What is required
Quote from the first line below through the line that contains "(p1sen.south) -- (p1act.north);", both included, and leave the pictures out.
= = = = =
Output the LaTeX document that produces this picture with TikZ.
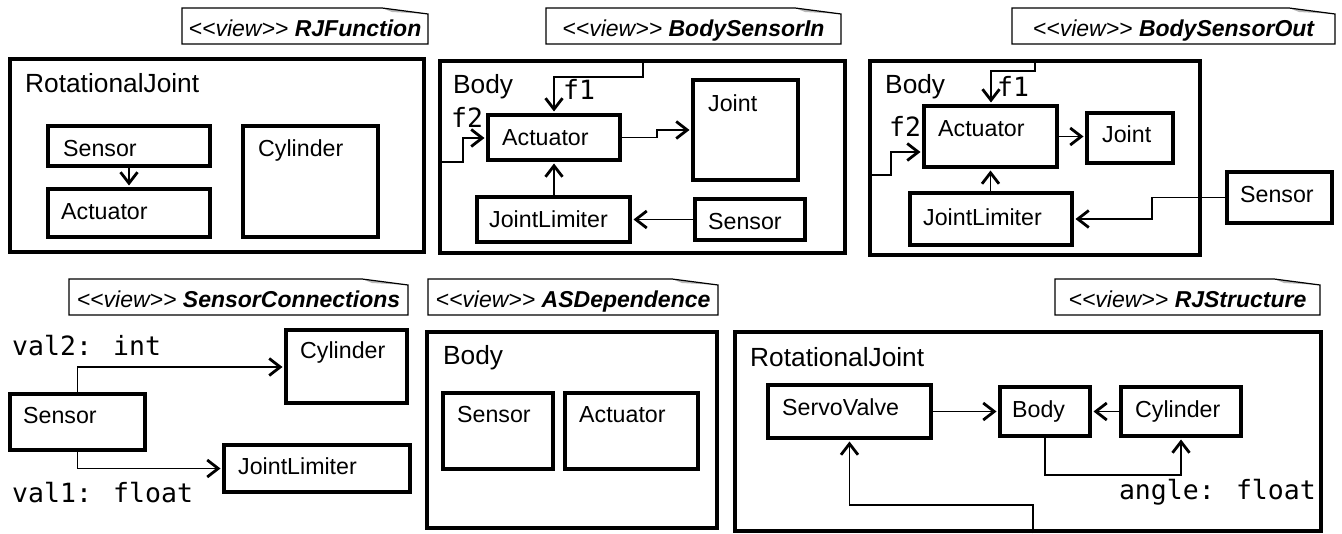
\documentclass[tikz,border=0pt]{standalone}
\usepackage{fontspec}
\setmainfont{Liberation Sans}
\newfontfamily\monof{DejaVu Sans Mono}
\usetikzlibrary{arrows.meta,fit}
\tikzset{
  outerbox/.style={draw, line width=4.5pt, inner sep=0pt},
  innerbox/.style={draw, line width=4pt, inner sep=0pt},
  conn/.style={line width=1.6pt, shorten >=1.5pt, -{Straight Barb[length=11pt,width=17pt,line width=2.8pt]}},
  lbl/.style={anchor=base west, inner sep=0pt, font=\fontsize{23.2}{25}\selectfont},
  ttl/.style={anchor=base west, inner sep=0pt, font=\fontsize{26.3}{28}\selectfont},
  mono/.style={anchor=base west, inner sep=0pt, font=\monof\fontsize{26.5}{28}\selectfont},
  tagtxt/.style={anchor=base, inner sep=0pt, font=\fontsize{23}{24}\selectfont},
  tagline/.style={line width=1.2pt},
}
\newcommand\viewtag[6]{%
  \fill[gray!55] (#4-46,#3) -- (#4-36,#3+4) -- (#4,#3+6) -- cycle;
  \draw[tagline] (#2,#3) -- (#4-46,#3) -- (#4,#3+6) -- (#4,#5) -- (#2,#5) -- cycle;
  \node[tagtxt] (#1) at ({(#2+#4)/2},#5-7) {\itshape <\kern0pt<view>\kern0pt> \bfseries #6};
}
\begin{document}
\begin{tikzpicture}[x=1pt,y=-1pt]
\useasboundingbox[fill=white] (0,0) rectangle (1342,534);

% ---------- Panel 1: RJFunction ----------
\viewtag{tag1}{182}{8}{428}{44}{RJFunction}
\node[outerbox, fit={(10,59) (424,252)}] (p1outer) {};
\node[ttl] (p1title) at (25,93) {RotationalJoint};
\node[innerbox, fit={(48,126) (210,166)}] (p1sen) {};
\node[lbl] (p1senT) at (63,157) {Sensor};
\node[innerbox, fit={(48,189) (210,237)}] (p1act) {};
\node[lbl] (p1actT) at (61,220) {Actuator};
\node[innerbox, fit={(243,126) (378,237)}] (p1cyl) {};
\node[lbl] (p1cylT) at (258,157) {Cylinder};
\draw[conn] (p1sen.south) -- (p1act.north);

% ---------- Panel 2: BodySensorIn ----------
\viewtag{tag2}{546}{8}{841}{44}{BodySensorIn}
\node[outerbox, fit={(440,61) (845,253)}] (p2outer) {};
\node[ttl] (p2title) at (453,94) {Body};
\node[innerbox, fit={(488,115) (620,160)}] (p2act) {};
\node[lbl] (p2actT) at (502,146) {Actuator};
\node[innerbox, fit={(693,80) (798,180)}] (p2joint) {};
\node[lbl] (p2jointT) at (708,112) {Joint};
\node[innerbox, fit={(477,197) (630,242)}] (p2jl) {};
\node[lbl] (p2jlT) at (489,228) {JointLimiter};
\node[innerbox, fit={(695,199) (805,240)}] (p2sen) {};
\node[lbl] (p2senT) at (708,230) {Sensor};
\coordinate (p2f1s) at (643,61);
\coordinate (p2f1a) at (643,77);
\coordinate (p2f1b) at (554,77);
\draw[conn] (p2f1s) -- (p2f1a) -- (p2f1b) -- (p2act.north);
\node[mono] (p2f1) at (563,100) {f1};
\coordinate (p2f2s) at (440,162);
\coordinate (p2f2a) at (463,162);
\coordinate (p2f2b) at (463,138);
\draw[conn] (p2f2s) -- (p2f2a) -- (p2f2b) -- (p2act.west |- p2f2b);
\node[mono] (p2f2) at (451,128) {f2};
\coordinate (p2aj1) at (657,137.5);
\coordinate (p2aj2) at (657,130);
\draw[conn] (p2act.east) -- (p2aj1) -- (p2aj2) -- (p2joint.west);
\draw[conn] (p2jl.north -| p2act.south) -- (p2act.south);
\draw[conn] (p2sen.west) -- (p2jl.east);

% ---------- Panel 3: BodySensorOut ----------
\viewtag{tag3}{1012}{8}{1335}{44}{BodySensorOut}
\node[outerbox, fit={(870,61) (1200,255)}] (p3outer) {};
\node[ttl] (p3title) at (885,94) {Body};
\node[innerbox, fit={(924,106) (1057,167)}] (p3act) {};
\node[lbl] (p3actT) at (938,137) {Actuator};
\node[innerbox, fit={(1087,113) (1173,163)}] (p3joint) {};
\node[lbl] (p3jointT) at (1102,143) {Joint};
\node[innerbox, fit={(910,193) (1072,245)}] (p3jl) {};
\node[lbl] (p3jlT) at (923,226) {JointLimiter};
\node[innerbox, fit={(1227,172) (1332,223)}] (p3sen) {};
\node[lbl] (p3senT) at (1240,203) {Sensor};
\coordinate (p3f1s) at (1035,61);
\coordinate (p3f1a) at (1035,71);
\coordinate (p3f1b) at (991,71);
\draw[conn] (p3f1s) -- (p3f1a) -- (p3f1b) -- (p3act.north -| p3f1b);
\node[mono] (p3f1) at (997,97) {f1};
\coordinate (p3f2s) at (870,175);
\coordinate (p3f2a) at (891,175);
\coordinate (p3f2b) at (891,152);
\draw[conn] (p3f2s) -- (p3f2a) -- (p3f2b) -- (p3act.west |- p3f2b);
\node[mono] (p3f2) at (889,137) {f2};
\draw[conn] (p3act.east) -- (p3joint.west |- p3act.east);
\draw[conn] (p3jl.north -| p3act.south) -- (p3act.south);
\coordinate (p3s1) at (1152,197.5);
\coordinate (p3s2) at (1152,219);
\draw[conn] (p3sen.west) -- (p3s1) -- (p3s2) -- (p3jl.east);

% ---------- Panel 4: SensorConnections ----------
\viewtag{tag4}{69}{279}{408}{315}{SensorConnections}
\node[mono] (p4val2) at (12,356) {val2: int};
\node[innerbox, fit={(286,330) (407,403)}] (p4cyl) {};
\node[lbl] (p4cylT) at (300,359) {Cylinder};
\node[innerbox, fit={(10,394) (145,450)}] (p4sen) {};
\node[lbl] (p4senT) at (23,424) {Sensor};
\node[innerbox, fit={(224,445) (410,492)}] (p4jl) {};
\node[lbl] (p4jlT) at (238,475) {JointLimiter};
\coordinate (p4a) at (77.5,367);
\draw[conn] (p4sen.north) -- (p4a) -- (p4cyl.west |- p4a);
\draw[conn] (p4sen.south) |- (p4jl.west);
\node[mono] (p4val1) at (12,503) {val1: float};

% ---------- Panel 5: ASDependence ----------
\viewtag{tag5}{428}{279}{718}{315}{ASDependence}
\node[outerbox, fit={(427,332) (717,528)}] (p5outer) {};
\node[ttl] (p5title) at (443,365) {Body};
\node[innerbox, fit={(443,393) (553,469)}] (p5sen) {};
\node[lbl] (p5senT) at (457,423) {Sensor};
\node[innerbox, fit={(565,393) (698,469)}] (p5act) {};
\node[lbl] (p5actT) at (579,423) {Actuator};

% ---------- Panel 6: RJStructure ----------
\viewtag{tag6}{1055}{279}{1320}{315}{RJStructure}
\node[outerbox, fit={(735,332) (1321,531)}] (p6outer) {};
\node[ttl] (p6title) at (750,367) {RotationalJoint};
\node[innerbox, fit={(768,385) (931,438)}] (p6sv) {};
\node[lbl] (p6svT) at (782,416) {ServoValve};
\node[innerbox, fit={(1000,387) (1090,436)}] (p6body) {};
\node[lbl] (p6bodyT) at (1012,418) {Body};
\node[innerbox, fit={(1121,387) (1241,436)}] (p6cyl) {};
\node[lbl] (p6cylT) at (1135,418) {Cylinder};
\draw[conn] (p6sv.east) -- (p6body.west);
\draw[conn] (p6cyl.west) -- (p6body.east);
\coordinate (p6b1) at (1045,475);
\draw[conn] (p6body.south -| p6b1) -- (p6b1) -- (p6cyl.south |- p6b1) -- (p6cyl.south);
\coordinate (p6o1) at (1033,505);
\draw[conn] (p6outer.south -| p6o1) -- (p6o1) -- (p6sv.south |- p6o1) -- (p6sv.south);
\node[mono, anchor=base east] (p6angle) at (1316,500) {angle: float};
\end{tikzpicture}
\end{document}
= = = = =
Solved problem
Output the LaTeX document that produces this picture with TikZ.
\documentclass[tikz,border=0pt]{standalone}
\usepackage{fontspec}
\setmainfont{Liberation Sans}
\newfontfamily\monof{DejaVu Sans Mono}
\usetikzlibrary{arrows.meta,fit}
\tikzset{
  outerbox/.style={draw, line width=4.5pt, inner sep=0pt},
  innerbox/.style={draw, line width=4pt, inner sep=0pt},
  conn/.style={line width=1.6pt, shorten >=1.5pt, -{Straight Barb[length=11pt,width=17pt,line width=2.8pt]}},
  lbl/.style={anchor=base west, inner sep=0pt, font=\fontsize{23.2}{25}\selectfont},
  ttl/.style={anchor=base west, inner sep=0pt, font=\fontsize{26.3}{28}\selectfont},
  mono/.style={anchor=base west, inner sep=0pt, font=\monof\fontsize{26.5}{28}\selectfont},
  tagtxt/.style={anchor=base, inner sep=0pt, font=\fontsize{23}{24}\selectfont},
  tagline/.style={line width=1.2pt},
}
\newcommand\viewtag[6]{%
  \fill[gray!55] (#4-46,#3) -- (#4-36,#3+4) -- (#4,#3+6) -- cycle;
  \draw[tagline] (#2,#3) -- (#4-46,#3) -- (#4,#3+6) -- (#4,#5) -- (#2,#5) -- cycle;
  \node[tagtxt] (#1) at ({(#2+#4)/2},#5-7) {\itshape <\kern0pt<view>\kern0pt> \bfseries #6};
}
\begin{document}
\begin{tikzpicture}[x=1pt,y=-1pt]
\useasboundingbox[fill=white] (0,0) rectangle (1342,534);

% ---------- Panel 1: RJFunction ----------
\viewtag{tag1}{182}{8}{428}{44}{RJFunction}
\node[outerbox, fit={(10,59) (424,252)}] (p1outer) {};
\node[ttl] (p1title) at (25,93) {RotationalJoint};
\node[innerbox, fit={(48,126) (210,166)}] (p1sen) {};
\node[lbl] (p1senT) at (63,157) {Sensor};
\node[innerbox, fit={(48,189) (210,237)}] (p1act) {};
\node[lbl] (p1actT) at (61,220) {Actuator};
\node[innerbox, fit={(243,126) (378,237)}] (p1cyl) {};
\node[lbl] (p1cylT) at (258,157) {Cylinder};
\draw[conn] (p1sen.south) -- (p1act.north);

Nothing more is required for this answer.